Does Aereo Have a Back-Up Plan?

Broadcasters aren’t giving up on shutting Aereo down. A new court brief filed on Friday has several programmers fighting a judge’s ruling this summer that Aereo is legally in the clear (for now) to continue operating. The new filing claims that the ruling ignores an existing statute which requires licensing payment “whether the members of the public capable of receiving the performance or display receive it in the same place or in separate places and at the same time or different times.”
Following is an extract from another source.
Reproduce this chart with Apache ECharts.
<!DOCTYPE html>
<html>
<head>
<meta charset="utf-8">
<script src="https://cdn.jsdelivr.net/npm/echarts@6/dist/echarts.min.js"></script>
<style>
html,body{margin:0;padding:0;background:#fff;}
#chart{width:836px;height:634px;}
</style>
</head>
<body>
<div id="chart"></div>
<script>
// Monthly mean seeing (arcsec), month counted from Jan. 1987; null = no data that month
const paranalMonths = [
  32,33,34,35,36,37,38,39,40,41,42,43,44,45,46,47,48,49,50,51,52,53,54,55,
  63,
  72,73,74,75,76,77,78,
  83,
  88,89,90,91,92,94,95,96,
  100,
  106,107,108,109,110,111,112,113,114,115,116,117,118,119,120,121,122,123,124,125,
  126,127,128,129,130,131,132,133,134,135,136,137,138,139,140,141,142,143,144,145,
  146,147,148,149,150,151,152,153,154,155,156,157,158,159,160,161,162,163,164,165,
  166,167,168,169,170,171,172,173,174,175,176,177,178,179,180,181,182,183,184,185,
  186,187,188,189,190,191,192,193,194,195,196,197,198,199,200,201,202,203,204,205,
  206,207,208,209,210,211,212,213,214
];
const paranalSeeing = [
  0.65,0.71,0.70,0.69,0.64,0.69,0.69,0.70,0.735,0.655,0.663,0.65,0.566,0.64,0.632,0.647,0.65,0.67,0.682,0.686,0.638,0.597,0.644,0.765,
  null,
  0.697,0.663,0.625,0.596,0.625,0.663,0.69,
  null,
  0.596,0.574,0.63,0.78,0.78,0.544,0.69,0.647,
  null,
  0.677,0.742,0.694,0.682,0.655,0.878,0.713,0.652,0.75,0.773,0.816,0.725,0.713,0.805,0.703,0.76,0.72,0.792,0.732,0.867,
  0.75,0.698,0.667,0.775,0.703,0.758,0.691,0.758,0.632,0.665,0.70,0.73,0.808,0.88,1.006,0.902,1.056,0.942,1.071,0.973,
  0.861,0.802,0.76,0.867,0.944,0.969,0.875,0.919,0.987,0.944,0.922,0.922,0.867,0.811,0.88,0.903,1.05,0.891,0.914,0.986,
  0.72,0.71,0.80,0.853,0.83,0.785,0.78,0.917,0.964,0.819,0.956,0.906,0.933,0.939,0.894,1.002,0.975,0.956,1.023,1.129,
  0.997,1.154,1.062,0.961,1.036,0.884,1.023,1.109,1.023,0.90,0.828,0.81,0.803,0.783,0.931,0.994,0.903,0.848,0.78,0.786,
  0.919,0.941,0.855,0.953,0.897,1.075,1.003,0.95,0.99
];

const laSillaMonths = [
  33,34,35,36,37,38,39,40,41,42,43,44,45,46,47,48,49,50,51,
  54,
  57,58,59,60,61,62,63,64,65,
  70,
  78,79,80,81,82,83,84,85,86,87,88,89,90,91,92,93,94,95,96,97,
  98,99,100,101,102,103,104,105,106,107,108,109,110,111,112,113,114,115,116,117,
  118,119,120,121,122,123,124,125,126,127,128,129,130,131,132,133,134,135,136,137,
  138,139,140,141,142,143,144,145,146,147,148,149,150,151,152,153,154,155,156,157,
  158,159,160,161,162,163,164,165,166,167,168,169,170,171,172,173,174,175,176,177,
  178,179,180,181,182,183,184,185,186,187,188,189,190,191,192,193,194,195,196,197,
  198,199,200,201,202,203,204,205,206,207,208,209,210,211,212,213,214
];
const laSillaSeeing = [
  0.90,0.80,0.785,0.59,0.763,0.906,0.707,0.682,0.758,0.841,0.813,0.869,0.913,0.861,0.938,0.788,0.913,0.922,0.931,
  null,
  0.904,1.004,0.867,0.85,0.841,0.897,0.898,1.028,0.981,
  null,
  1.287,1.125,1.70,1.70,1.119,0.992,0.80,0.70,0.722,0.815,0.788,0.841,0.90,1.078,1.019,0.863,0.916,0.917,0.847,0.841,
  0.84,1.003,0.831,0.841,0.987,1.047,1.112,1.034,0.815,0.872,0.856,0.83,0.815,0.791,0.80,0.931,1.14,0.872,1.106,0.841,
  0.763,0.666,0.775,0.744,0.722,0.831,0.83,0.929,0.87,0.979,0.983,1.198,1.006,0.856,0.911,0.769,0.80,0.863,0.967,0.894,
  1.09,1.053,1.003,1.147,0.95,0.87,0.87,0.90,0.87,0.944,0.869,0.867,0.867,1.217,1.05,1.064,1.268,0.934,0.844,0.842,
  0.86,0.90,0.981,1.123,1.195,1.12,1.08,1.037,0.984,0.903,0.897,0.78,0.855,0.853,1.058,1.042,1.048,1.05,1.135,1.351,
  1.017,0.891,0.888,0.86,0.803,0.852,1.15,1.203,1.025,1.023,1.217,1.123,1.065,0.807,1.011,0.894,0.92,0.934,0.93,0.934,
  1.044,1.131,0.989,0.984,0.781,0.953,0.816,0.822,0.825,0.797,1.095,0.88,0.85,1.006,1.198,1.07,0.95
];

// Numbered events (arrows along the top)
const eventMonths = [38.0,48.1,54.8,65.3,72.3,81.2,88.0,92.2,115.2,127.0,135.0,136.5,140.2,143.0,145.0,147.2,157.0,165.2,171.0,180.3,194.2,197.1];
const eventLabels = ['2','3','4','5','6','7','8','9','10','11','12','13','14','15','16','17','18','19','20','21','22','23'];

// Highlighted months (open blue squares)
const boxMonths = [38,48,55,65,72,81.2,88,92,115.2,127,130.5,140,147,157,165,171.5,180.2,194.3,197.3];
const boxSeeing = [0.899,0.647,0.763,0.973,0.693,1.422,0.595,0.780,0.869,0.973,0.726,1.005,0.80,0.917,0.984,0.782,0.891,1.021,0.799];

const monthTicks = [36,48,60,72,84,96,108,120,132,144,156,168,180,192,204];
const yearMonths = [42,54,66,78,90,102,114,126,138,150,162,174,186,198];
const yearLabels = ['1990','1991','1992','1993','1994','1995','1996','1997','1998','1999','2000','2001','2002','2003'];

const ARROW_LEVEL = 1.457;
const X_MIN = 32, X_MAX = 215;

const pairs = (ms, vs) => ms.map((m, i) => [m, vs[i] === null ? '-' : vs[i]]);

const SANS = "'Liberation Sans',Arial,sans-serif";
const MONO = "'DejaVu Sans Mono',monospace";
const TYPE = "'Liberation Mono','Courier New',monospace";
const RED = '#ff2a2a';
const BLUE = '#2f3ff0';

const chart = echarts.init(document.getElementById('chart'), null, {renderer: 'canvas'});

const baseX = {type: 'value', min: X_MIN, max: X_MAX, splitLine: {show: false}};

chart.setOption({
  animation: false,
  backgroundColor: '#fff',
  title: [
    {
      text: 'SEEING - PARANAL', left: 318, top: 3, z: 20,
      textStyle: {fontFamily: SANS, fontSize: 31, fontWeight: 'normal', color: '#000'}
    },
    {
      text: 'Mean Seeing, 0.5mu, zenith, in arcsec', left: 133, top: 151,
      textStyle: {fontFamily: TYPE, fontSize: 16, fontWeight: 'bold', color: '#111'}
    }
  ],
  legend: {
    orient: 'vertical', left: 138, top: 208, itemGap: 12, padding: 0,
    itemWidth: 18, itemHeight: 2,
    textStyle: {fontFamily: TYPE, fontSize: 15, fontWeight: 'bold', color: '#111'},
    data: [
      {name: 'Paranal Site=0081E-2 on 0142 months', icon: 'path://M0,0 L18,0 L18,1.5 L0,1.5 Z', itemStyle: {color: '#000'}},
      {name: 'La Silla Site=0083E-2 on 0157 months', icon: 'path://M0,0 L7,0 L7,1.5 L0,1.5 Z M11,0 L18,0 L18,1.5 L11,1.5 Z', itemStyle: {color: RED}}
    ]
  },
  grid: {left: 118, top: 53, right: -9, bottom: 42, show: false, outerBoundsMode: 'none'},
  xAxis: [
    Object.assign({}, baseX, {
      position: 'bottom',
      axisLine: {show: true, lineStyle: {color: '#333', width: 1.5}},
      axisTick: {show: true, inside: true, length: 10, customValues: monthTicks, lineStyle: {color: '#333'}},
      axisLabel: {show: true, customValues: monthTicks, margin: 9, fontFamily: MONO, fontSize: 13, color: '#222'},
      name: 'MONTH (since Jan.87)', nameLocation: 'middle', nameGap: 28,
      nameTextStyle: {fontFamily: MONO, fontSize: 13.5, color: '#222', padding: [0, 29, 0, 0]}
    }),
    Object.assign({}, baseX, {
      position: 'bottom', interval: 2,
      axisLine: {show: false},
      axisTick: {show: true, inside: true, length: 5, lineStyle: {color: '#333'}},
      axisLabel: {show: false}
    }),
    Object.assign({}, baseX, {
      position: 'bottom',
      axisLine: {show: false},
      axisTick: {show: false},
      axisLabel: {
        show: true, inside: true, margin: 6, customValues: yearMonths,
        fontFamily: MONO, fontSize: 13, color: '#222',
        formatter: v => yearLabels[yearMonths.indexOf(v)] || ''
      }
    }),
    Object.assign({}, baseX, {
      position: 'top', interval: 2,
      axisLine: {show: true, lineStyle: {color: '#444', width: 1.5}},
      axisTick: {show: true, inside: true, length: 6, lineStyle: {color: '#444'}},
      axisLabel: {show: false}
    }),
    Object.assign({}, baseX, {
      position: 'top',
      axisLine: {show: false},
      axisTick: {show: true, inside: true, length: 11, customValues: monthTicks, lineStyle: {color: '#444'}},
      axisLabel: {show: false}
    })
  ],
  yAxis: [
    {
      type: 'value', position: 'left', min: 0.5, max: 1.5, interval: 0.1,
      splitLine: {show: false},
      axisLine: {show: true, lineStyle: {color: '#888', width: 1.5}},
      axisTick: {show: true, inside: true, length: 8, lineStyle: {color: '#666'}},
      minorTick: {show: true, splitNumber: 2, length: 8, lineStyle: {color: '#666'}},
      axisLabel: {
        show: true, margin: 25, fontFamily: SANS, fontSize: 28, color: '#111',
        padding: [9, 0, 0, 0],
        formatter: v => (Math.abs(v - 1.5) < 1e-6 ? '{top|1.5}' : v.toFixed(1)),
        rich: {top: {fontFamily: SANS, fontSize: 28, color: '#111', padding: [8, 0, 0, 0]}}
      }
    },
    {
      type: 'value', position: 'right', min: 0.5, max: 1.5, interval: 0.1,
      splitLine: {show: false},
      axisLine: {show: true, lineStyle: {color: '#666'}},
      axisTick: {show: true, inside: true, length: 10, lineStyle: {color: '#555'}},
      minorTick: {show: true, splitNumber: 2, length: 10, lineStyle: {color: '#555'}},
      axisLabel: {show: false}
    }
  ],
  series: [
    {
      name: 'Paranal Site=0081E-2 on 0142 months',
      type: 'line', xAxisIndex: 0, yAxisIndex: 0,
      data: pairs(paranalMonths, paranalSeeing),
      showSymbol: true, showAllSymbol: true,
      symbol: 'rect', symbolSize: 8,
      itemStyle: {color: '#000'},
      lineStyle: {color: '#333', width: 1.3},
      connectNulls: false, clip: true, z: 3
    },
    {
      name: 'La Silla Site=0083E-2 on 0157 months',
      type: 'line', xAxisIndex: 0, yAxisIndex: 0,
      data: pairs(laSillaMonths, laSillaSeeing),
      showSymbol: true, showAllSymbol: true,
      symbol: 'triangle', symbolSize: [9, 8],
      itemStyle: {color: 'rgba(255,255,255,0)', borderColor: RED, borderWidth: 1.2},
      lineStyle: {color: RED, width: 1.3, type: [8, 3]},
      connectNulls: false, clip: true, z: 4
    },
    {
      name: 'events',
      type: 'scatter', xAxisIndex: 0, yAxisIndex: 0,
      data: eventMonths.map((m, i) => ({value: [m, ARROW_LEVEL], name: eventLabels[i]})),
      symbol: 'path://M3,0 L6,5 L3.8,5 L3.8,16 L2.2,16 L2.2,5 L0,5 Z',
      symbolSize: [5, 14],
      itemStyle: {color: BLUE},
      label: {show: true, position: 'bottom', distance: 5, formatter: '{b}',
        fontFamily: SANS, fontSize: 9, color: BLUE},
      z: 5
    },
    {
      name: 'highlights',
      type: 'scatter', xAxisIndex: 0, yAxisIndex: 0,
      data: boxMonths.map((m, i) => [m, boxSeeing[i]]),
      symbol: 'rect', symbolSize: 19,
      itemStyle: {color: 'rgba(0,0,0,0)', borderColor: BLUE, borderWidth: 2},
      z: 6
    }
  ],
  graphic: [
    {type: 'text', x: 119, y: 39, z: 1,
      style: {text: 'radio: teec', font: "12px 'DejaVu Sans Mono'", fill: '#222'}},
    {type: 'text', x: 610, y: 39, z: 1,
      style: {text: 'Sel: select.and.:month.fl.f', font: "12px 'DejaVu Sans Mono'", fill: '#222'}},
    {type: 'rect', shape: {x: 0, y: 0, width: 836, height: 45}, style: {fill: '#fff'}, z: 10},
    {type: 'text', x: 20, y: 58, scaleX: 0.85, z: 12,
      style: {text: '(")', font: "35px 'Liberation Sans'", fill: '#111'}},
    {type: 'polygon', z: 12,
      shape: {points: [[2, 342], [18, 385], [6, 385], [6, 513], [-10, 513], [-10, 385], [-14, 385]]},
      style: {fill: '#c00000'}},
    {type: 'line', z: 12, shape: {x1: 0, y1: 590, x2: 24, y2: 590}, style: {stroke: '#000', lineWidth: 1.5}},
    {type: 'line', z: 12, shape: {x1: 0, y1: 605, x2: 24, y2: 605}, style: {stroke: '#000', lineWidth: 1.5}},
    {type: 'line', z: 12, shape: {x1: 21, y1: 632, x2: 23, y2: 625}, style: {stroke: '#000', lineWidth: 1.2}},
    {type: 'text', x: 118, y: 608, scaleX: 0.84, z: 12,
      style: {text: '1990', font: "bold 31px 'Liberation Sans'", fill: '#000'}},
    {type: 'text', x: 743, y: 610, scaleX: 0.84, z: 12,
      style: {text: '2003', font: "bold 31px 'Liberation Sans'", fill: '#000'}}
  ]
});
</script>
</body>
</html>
We’ve always known that Aereo has an uphill battle ahead of it, but one thing that’s occurred to me more recently is that the company may have a back-up plan. CEO Chet Kanojia was the star speaker at last week’s Multichannel cloud TV event, and I had a chance to ask him afterward if Aereo is working on an alternative business model in case the current one doesn’t work out. Kanojia was adamant that the company is only focused on the here and now, but he also agreed that there are other applications for Aereo’s technology. Personally, I wonder if Aereo’s tiny antennas and transcoding tech could be repurposed for something other than just broadcast content. The entire TV delivery system is changing after all. Could Aereo help other TV service companies move to a cloud-based distribution model?

It’s also interesting to note that Kanojia has serious street cred in the cable industry. He worked with Time Warner Cable on its Maestro solution. Maestro didn’t pan out, but Cablevision picked up the idea and ran with it for its RS-DVR service. So Kanojia is no stranger to this space.